__Record list__

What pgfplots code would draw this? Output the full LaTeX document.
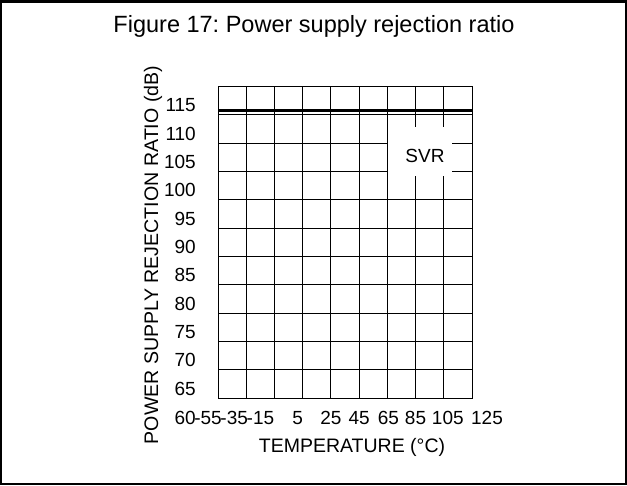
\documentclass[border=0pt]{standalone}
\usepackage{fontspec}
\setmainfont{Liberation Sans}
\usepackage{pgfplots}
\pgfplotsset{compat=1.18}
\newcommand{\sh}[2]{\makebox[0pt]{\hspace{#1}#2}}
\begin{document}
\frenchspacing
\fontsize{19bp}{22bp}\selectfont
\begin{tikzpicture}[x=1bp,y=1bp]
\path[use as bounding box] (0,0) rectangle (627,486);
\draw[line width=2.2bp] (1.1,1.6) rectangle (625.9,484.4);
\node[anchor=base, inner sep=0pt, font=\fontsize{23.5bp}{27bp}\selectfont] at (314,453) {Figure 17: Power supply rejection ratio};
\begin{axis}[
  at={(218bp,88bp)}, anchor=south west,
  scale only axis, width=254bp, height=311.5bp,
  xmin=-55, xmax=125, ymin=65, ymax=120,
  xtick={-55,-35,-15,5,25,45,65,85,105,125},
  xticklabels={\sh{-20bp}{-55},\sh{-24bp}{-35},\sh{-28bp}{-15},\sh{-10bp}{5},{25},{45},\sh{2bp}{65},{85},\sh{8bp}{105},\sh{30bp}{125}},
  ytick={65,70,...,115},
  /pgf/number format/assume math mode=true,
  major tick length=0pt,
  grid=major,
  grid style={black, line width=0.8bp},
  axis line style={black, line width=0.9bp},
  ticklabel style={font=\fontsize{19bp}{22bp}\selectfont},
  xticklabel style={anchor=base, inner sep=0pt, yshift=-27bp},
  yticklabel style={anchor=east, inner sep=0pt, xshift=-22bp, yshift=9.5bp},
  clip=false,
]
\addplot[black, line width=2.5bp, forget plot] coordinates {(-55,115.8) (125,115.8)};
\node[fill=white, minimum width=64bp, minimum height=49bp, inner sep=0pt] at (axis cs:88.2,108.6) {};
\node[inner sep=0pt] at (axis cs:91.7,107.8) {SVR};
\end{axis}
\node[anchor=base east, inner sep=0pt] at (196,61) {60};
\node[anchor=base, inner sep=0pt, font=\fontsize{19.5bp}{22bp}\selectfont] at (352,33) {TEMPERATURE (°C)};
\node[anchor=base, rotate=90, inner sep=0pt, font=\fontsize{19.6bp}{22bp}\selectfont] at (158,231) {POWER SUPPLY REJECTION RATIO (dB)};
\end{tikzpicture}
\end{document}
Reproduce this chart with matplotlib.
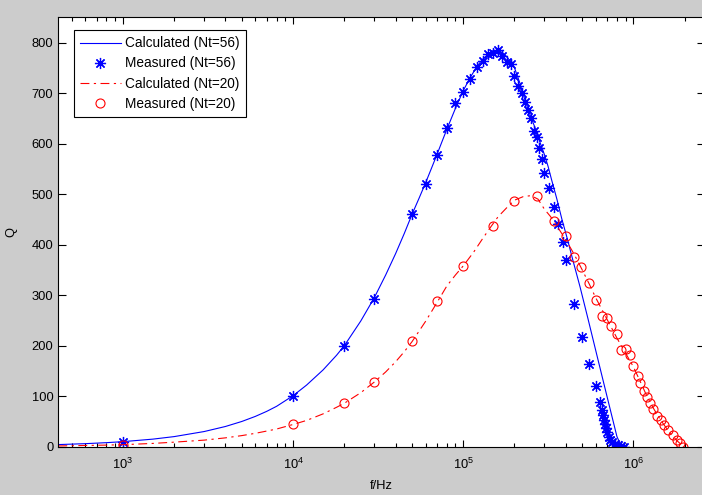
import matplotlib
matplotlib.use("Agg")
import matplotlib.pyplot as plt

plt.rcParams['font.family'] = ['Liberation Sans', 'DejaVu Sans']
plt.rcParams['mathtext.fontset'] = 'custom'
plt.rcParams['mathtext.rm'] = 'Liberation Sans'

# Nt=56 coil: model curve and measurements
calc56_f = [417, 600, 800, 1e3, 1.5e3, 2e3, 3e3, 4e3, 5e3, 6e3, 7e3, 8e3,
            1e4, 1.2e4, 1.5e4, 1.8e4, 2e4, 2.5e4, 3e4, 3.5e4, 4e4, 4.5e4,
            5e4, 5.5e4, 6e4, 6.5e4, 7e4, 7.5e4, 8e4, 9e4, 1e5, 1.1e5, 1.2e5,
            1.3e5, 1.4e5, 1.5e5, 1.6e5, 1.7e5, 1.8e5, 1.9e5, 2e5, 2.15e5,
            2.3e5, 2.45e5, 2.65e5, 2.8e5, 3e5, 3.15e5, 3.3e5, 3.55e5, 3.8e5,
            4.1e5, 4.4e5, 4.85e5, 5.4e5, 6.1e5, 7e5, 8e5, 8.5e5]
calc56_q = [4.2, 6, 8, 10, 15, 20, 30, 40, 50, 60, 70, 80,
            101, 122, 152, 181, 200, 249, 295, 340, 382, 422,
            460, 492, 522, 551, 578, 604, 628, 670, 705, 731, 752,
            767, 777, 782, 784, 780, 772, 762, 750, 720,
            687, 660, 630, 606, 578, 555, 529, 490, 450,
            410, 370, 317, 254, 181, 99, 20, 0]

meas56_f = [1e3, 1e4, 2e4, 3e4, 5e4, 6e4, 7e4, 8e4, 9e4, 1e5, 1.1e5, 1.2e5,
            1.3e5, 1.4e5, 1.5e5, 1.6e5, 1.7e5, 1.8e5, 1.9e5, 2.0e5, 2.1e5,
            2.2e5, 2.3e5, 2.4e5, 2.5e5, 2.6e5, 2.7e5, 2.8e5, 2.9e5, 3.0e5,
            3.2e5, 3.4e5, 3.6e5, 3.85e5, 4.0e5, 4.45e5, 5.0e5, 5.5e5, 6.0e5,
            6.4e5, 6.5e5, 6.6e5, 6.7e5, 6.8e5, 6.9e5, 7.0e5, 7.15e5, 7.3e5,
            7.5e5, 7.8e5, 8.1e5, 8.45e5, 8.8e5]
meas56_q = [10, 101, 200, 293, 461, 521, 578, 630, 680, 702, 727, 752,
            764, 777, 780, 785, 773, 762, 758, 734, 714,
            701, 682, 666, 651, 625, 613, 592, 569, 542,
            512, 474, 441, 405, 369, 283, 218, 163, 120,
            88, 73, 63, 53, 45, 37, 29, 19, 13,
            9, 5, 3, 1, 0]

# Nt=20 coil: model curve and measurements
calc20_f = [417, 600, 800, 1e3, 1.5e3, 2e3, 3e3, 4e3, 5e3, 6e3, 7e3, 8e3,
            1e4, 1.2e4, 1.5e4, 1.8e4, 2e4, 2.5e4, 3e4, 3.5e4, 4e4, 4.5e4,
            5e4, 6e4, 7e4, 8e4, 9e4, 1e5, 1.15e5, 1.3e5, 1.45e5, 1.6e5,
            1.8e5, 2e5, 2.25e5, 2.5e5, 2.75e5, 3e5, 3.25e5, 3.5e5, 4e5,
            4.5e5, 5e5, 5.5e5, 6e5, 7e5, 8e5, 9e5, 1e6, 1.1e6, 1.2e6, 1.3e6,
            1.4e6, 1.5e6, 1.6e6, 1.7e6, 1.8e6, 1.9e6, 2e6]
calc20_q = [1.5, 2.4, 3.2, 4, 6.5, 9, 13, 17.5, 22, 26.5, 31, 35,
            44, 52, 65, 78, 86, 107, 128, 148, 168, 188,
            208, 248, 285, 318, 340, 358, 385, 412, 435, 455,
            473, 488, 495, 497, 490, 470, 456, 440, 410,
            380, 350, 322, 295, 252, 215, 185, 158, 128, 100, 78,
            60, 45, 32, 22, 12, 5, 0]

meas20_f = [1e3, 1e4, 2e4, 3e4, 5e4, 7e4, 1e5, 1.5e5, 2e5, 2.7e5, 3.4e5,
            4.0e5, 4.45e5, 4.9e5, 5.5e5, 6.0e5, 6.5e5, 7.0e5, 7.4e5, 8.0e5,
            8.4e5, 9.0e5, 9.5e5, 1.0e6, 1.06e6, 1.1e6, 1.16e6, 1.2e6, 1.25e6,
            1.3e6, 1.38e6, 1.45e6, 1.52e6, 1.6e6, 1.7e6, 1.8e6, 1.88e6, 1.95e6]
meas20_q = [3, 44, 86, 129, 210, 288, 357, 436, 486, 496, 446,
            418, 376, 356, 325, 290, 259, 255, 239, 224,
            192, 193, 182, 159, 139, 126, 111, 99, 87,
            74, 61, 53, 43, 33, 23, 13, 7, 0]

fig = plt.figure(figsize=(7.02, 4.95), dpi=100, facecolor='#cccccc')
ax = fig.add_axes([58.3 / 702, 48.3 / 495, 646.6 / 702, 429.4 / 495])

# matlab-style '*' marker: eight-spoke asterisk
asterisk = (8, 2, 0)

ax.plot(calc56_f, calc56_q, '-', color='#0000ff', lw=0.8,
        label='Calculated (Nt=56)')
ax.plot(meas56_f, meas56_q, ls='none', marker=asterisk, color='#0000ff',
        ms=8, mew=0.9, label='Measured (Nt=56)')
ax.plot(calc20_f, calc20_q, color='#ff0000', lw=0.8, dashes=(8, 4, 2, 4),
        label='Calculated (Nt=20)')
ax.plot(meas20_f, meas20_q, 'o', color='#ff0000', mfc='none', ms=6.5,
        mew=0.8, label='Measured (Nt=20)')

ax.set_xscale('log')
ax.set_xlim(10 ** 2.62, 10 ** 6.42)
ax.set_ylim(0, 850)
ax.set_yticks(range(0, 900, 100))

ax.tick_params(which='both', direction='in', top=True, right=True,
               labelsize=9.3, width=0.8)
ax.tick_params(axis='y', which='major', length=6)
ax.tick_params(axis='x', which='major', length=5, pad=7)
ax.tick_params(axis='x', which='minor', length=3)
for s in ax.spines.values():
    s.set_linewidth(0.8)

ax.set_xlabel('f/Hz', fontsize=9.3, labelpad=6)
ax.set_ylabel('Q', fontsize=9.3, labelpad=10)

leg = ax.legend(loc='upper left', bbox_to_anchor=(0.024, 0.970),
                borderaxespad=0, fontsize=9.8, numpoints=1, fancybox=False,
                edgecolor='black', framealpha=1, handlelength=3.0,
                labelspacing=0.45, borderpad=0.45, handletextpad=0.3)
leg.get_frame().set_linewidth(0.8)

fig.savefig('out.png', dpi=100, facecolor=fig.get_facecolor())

__To do__
Word for word, restate the lines beginning with the one that has "Reproduce this chart with matplotlib." and ending with the one that has "plt.rcParams['mathtext.rm'] = 'Liberation". Keep both ends and skip any pictures.

__Solution to this task__
Reproduce this chart with matplotlib.
import matplotlib
matplotlib.use("Agg")
import matplotlib.pyplot as plt

plt.rcParams['font.family'] = ['Liberation Sans', 'DejaVu Sans']
plt.rcParams['mathtext.fontset'] = 'custom'
plt.rcParams['mathtext.rm'] = 'Liberation Sans'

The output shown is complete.